This journal will accompany the work for the developing practice module of my MA in Interactive design.

I have been exploring emerging technology in relation to my pedagogy as a teacher of Art since the days of the Commodor Amiga computer in the mid 1980’s, and the wonderful ‘Deluxe Paint’ drawing and animation application that Electronic Arts created for it. The Amiga captured and enraptured students who were perhaps not otherwise interested in artistic creativity, who spent hours creating images, animations, websites and films; far happier with mouse and screen than with pencil, paper and paint. Disruptive boys in particular, pacified by an addiction to the technology. It is this that fascinated me from the beginning, alongside my own professional experience; transformed by laptop, spellcheck, spreadsheet and database. Over the past twenty five years I have consistently experimented with digital technology as this technology has developed, through my teaching and through my own creative work. My leaning as an educator is strongly to the left, with connections and interests in experimental schools such as Summerhill and Monkton Wyld, the Small School, Education Otherwise, and the Waldorf and Montessori movements. Current educational thinking seems also to be leaning towards an increase in the importance of creative, learner led education (in theory if not in practice) responding to the fast developing digital realm that Tim Reilly termed ‘web 2.0’, now equally rapidly transforming into ‘mobile 2.0’.
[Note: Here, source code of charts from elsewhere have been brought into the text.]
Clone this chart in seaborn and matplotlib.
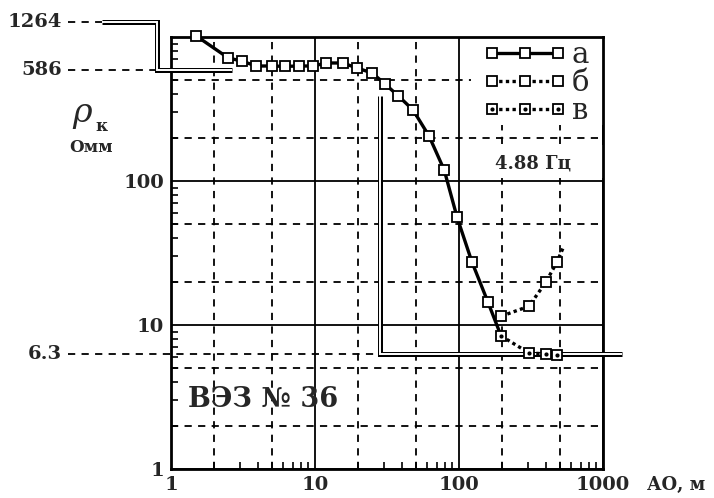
import matplotlib
matplotlib.use("Agg")
import matplotlib.pyplot as plt
import seaborn as sns
import pandas as pd
from matplotlib.lines import Line2D
from matplotlib.patches import Rectangle
from matplotlib.ticker import LogLocator, FixedLocator, NullFormatter
from matplotlib.legend_handler import HandlerTuple

# curve "а" (the last point only closes the line onto curve "в")
a_x = [1.5, 2.5, 3.1, 3.9, 5, 6.2, 7.7, 9.7, 12, 15.6, 19.6, 25, 30.6, 38, 48, 62, 79, 97, 123, 159, 196]
a_y = [1016, 715, 681, 629, 629, 625, 629, 629, 660, 660, 609, 562, 472, 389, 311, 205, 119, 56, 27.4, 14.4, 8.4]
# curve "б"
b_x = [196, 306, 402, 479, 536]
b_y = [11.5, 13.5, 19.9, 27.4, 35.4]
# curve "в"
v_x = [196, 306, 402, 479]
v_y = [8.4, 6.4, 6.3, 6.15]

# interpretation model
model_rho = [1264, 586, 6.3]
model_h = [0.8, 28.3]

x_ticks = [1, 10, 100, 1000]
x_labels = ["1", "10", "100", "1000"]
y_ticks = [1, 10, 100, 1000]
y_labels = ["1", "10", "100", ""]
grid_minor = [2, 5, 20, 50, 200, 500]

sns.set_theme(style="white")
plt.rcParams['font.family'] = ['DejaVu Serif']

fig = plt.figure(figsize=(7.14, 4.98), dpi=100)
ax = fig.add_axes([0.2395, 0.0582, 0.6050, 0.8675])
ax.set_xscale('log')
ax.set_yscale('log')
ax.set_xlim(1, 1000)
ax.set_ylim(1, 1000)

# grid
ax.grid(which='major', color='black', lw=1.3, ls='-')
for g in grid_minor:
    ax.axvline(g, color='black', lw=1.3, ls=(0, (4, 3.5)), zorder=1)
    ax.axhline(g, color='black', lw=1.3, ls=(0, (4, 3.5)), zorder=1)

# white areas behind the legend and the frequency label
ax.add_patch(Rectangle((0.694, 0.796), 0.306, 0.204, transform=ax.transAxes,
                       facecolor='white', edgecolor='none', zorder=1.5))
ax.add_patch(Rectangle((0.694, 0.674), 0.306, 0.076, transform=ax.transAxes,
                       facecolor='white', edgecolor='none', zorder=1.5))

mk = dict(marker='s', markersize=7.5, markerfacecolor='white',
          markeredgecolor='black', markeredgewidth=1.3, color='black')
dots = (0, (1, 1))

df_a = pd.DataFrame({'x': a_x, 'y': a_y})
df_b = pd.DataFrame({'x': b_x, 'y': b_y})
df_v = pd.DataFrame({'x': v_x, 'y': v_y})

sns.lineplot(data=df_a, x='x', y='y', ax=ax, lw=2.4, markevery=list(range(len(a_x) - 1)),
             errorbar=None, legend=False, zorder=6, clip_on=False, **mk)
sns.lineplot(data=df_b, x='x', y='y', ax=ax, lw=2.4, ls=dots, dash_capstyle='butt',
             markevery=list(range(len(b_x) - 1)), errorbar=None, legend=False,
             zorder=6, clip_on=False, **mk)
sns.lineplot(data=df_v, x='x', y='y', ax=ax, lw=2.4, ls=dots, dash_capstyle='butt',
             errorbar=None, legend=False, zorder=6, clip_on=False, **mk)
ax.plot(v_x, v_y, ls='none', marker='.', markersize=4, color='black', zorder=7, clip_on=False)


def double_line(xs, ys):
    ax.plot(xs, ys, color='black', lw=3.6, clip_on=False, solid_joinstyle='miter',
            solid_capstyle='butt', zorder=4)
    ax.plot(xs, ys, color='white', lw=1.4, clip_on=False, solid_joinstyle='miter',
            solid_capstyle='butt', zorder=4.1)


double_line([0.33, model_h[0], model_h[0], 2.65],
            [model_rho[0], model_rho[0], model_rho[1], model_rho[1]])
double_line([model_h[1], model_h[1], 1350], [390, model_rho[2], model_rho[2]])

# reference lines to the left labels
for val, x_end in zip(model_rho, [0.33, model_h[0], model_h[1]]):
    ax.plot([0.193, x_end], [val, val], color='black', lw=1.3, ls=(0, (4, 3.5)),
            clip_on=False, zorder=3)
    ax.text(0.175, val, f"{val:g}", ha='right', va='center', fontsize=14,
            fontweight='bold')

# ticks
ax.xaxis.set_major_locator(FixedLocator(x_ticks))
ax.set_xticklabels(x_labels)
ax.yaxis.set_major_locator(FixedLocator(y_ticks))
ax.set_yticklabels(y_labels)
ax.xaxis.set_minor_locator(LogLocator(base=10, subs=range(2, 10)))
ax.yaxis.set_minor_locator(LogLocator(base=10, subs=range(2, 10)))
ax.xaxis.set_minor_formatter(NullFormatter())
ax.yaxis.set_minor_formatter(NullFormatter())
ax.tick_params(which='major', direction='in', length=0, pad=5, labelsize=14)
ax.tick_params(which='minor', direction='in', length=5, width=1.2, color='black',
               bottom=True, left=True, top=False, right=False)
for lab in ax.get_xticklabels() + ax.get_yticklabels():
    lab.set_fontweight('bold')
ax.set_xlabel('')
ax.set_ylabel('')
for sp in ax.spines.values():
    sp.set_color('black')
    sp.set_linewidth(2)

# axis captions
fig.text(0.115, 0.773, "ρ", fontsize=24, fontstyle='italic', ha='center', va='center')
fig.text(0.142, 0.745, "к", fontsize=12, fontweight='bold', ha='center', va='center')
fig.text(0.127, 0.703, "Омм", fontsize=12, fontweight='bold', ha='center', va='center')
fig.text(0.906, 0.026, "АО, м", fontsize=13, fontweight='bold', ha='left', va='center')

ax.text(0.039, 0.162, "ВЭЗ № 36", transform=ax.transAxes, fontsize=19.5,
        fontweight='bold', ha='left', va='center', zorder=8)
ax.text(0.838, 0.708, "4.88 Гц", transform=ax.transAxes, fontsize=13,
        fontweight='bold', ha='center', va='center', zorder=8)

# legend
h_a = Line2D([], [], lw=2.4, **mk)
h_b = Line2D([], [], lw=2.4, ls=dots, dash_capstyle='butt', **mk)
h_v = Line2D([], [], lw=2.4, ls=dots, dash_capstyle='butt', **mk)
h_vd = Line2D([], [], ls='none', marker='.', markersize=4, color='black')
leg = ax.legend([h_a, h_b, (h_v, h_vd)], ["а", "б", "в"], loc='upper left',
                bbox_to_anchor=(0.724, 0.990), borderaxespad=0, numpoints=3,
                handlelength=2.83, handletextpad=0.18, labelspacing=-0.01,
                borderpad=0, fontsize=21, frameon=False,
                handler_map={tuple: HandlerTuple(ndivide=1)})
leg.set_zorder(9)

fig.savefig('out.png', dpi=100)
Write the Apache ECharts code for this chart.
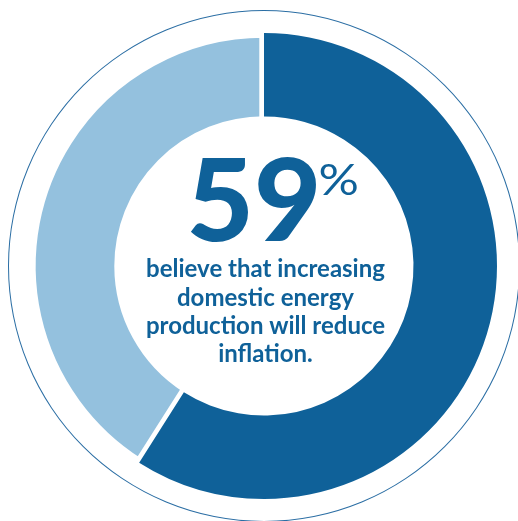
<!DOCTYPE html>
<html>
<head>
<meta charset="utf-8">
<script src="https://cdn.jsdelivr.net/npm/echarts@6/dist/echarts.min.js"></script>
<style>html,body{margin:0;padding:0;background:#fff}#c{width:518px;height:521px}</style>
</head>
<body>
<div id="c"></div>
<script>
const categories = ['Believe it will reduce inflation', 'Other'];
const values = [59, 41];
const bigNumber = '59';
const percentSign = '%';
const captionLines = ['believe that increasing', 'domestic energy', 'production will reduce', 'inflation.'];

const DARK = '#0f6199';
const LIGHT = '#94c1de';
const CX = 264, CY = 266;

const chart = echarts.init(document.getElementById('c'), null, {renderer: 'canvas'});

const lightData = categories.map((name, i) => ({
  name, value: values[i],
  itemStyle: i === 1 ? {color: LIGHT, borderColor: '#fff', borderWidth: 9.4} : {color: 'transparent', borderWidth: 0}
}));
const darkData = categories.map((name, i) => ({
  name, value: values[i],
  itemStyle: i === 0 ? {color: DARK, borderWidth: 0} : {color: 'transparent', borderWidth: 0}
}));

const graphics = [
  {type: 'text', z: 10, x: 254, y: 204, scaleX: 1.02,
   style: {text: bigNumber, x: 0, y: 0, textAlign: 'center', textVerticalAlign: 'middle',
    font: '900 114px Lato', fill: DARK}},
  {type: 'text', z: 10, x: 318.5, y: 181, scaleX: 1.2,
   style: {text: percentSign, x: 0, y: 0, textAlign: 'left', textVerticalAlign: 'middle',
    font: '400 42px Lato', fill: DARK}}
];
captionLines.forEach((t, i) => {
  const y = 269.5 + i * 28.3;
  graphics.push({type: 'text', z: 10, x: 265.5, y, scaleX: 1.0,
    style: {text: t, x: 0, y: 0, textAlign: 'center', textVerticalAlign: 'middle',
    font: '700 24px Lato', fill: DARK}});
});

chart.setOption({
  animation: false,
  series: [
    {type: 'pie', silent: true, center: [CX, CY], radius: [255, 256], label: {show: false},
     data: [{value: 1, itemStyle: {color: '#2b6ea4'}}]},
    {type: 'pie', silent: true, center: [CX, CY], radius: [145, 233], startAngle: 90, clockwise: true,
     label: {show: false}, labelLine: {show: false}, data: lightData, z: 2},
    {type: 'pie', silent: true, center: [CX, CY], radius: [149.5, 233], startAngle: 90, clockwise: true,
     label: {show: false}, labelLine: {show: false}, data: darkData, z: 3}
  ],
  graphic: graphics
});
</script>
</body>
</html>
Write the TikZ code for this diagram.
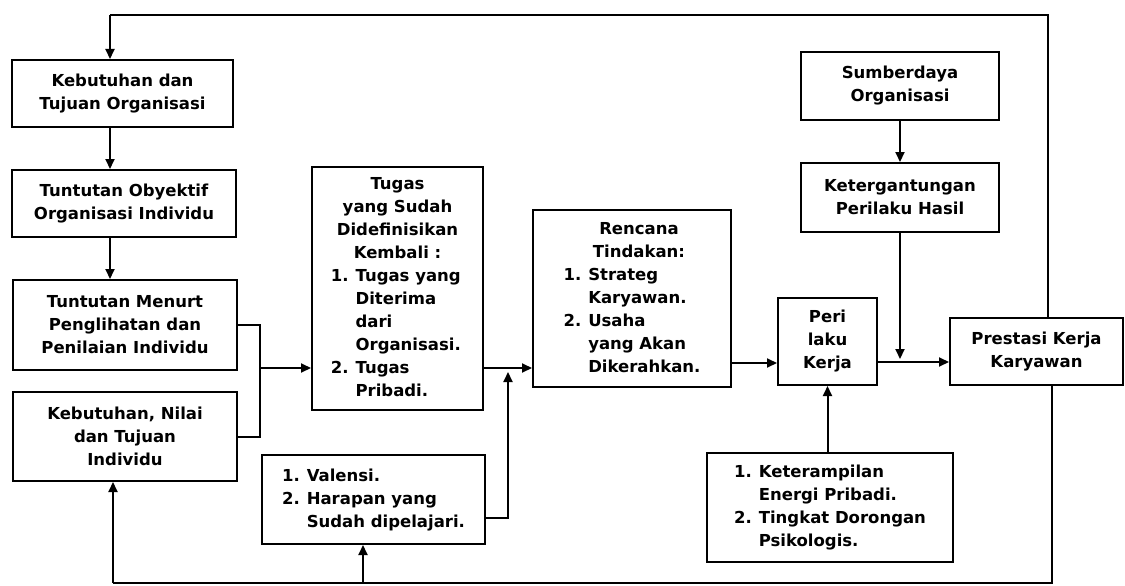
\documentclass[tikz,border=0pt]{standalone}
\usepackage{fontspec}
\setmainfont{DejaVu Sans}
\usetikzlibrary{arrows.meta}
\begin{document}
\begin{tikzpicture}[x=1pt,y=-1pt,
  box/.style={draw, line width=2pt, inner sep=0pt, align=center,
    font=\fontsize{16.5}{23}\selectfont\bfseries},
  conn/.style={line width=2pt},
  arr/.style={conn, -{Triangle[length=10pt,width=9pt]}}]
\useasboundingbox (0,0) rectangle (1125,586);
% boxes
\node[box, minimum width=221pt, minimum height=67pt] (K1) at (122.5,93.5)
  {Kebutuhan dan\\Tujuan Organisasi};
\node[box, minimum width=224pt, minimum height=67pt] (K2) at (124,203.5)
  {Tuntutan Obyektif\\Organisasi Individu};
\node[box, minimum width=224pt, minimum height=90pt] (K3) at (125,325)
  {Tuntutan Menurt\\Penglihatan dan\\Penilaian Individu};
\node[box, minimum width=224pt, minimum height=89pt] (K4) at (125,436.5)
  {Kebutuhan, Nilai\\dan Tujuan\\Individu};
\node[box, minimum width=171pt, minimum height=243pt] (T) at (397.5,288.5)
  {\begin{tabular}{@{}r@{\hspace{7pt}}l@{}}
   \multicolumn{2}{c}{Tugas}\\
   \multicolumn{2}{c}{yang Sudah}\\
   \multicolumn{2}{c}{Didefinisikan}\\
   \multicolumn{2}{c}{Kembali :}\\
   1.& Tugas yang\\
     & Diterima\\
     & dari\\
     & Organisasi.\\
   2.& Tugas\\
     & Pribadi.
   \end{tabular}};
\node[box, minimum width=198pt, minimum height=177pt] (R) at (632,298.5)
  {\begin{tabular}{@{}r@{\hspace{7pt}}l@{}}
   \multicolumn{2}{c}{\hspace{14pt}Rencana}\\
   \multicolumn{2}{c}{\hspace{14pt}Tindakan:}\\
   1.& Strateg\\
     & Karyawan.\\
   2.& Usaha\\
     & yang Akan\\
     & Dikerahkan.
   \end{tabular}};
\node[box, minimum width=99pt, minimum height=87pt] (PK) at (827.5,341.5)
  {Peri\\laku\\Kerja};
\node[box, minimum width=198pt, minimum height=68pt] (SO) at (900,86)
  {Sumberdaya\\Organisasi};
\node[box, minimum width=198pt, minimum height=69pt] (KH) at (900,197.5)
  {Ketergantungan\\Perilaku Hasil};
\node[box, minimum width=173pt, minimum height=67pt] (PR) at (1036.5,351.5)
  {Prestasi Kerja\\Karyawan};
\node[box, minimum width=246pt, minimum height=109pt] (KE) at (830,507.5)
  {\begin{tabular}{@{}r@{\hspace{7pt}}l@{}}
   1.& Keterampilan\\
     & Energi Pribadi.\\
   2.& Tingkat Dorongan\\
     & Psikologis.
   \end{tabular}};
\node[box, minimum width=223pt, minimum height=89pt] (V) at (373.5,499.5)
  {\begin{tabular}{@{}r@{\hspace{7pt}}l@{}}
   1.& Valensi.\\
   2.& Harapan yang\\
     & Sudah dipelajari.
   \end{tabular}};
% coordinates
\coordinate (cL) at (110,0);
\coordinate (top) at (110,15);
\coordinate (cR) at (1048,0);
\coordinate (jx) at (260,368);
\coordinate (m) at (508,368);
\coordinate (vj) at (508,518);
\coordinate (mu) at (508,372);
\coordinate (rp) at (750,363);
\coordinate (pp) at (900,362);
\coordinate (ppu) at (900,359);
\coordinate (b1) at (1052,583);
\coordinate (b2) at (113,583);
\coordinate (b3) at (363,583);
% connectors
\draw[conn] (PR.north -| cR) -- (cR |- top) -- (top);
\draw[arr] (top) -- (K1.north -| cL);
\draw[arr] (K1.south -| cL) -- (K2.north -| cL);
\draw[arr] (K2.south -| cL) -- (K3.north -| cL);
\draw[conn] (K3.east) -| (jx) |- (K4.east);
\draw[arr] (jx) -- (T.west |- jx);
\draw[arr] (T.east |- m) -- (R.west |- m);
\draw[arr] (V.east |- vj) -- (vj) -- (mu);
\draw[arr] (R.east |- rp) -- (PK.west |- rp);
\draw[arr] (PK.east |- pp) -- (PR.west |- pp);
\draw[arr] (SO.south) -- (SO.south |- KH.north);
\draw[arr] (KH.south) -- (KH.south |- ppu);
\draw[arr] (KE.north -| PK.south) -- (PK.south);
\draw[conn] (PR.south -| b1) -- (b1) -- (b2);
\draw[arr] (b2) -- (K4.south -| b2);
\draw[arr] (b3) -- (V.south -| b3);
\end{tikzpicture}
\end{document}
This project will explore the use of mobile technology in education, and this developing integration of mobile devices, global positioning, image capturing and social networking. My research will be both a practical application of mobile devices and locative technology, and an exploration current pedagogy in relation to these developments.

The practical project that I am proposing will be based in the Sydney gardens in Bath, and links that I have established with the education department of the Holburne Museum based in the gardens.

The project will involve the use of Hewlett Packard’s Mediascape, with mobile phones and Skype for voice recording, social networking and SMS, exploring the realms of ludology, aural history and digital story telling through sound recording and image manipulation. The outcome of the project will be secondary to the pedagogy and practicalities behind it’s production. I will be aiming toward a collaboration , a group project, rather than presenting my own work of art. I will be catalyst, facilitator, observer and archivist.

I will be working with a small group of teenagers at risk of exclusion, using a group of my own students to experiment, trial, and develop ideas for the project.

The theoretical basis for this work is strongly underpinned by the research of the Futurelab organisation.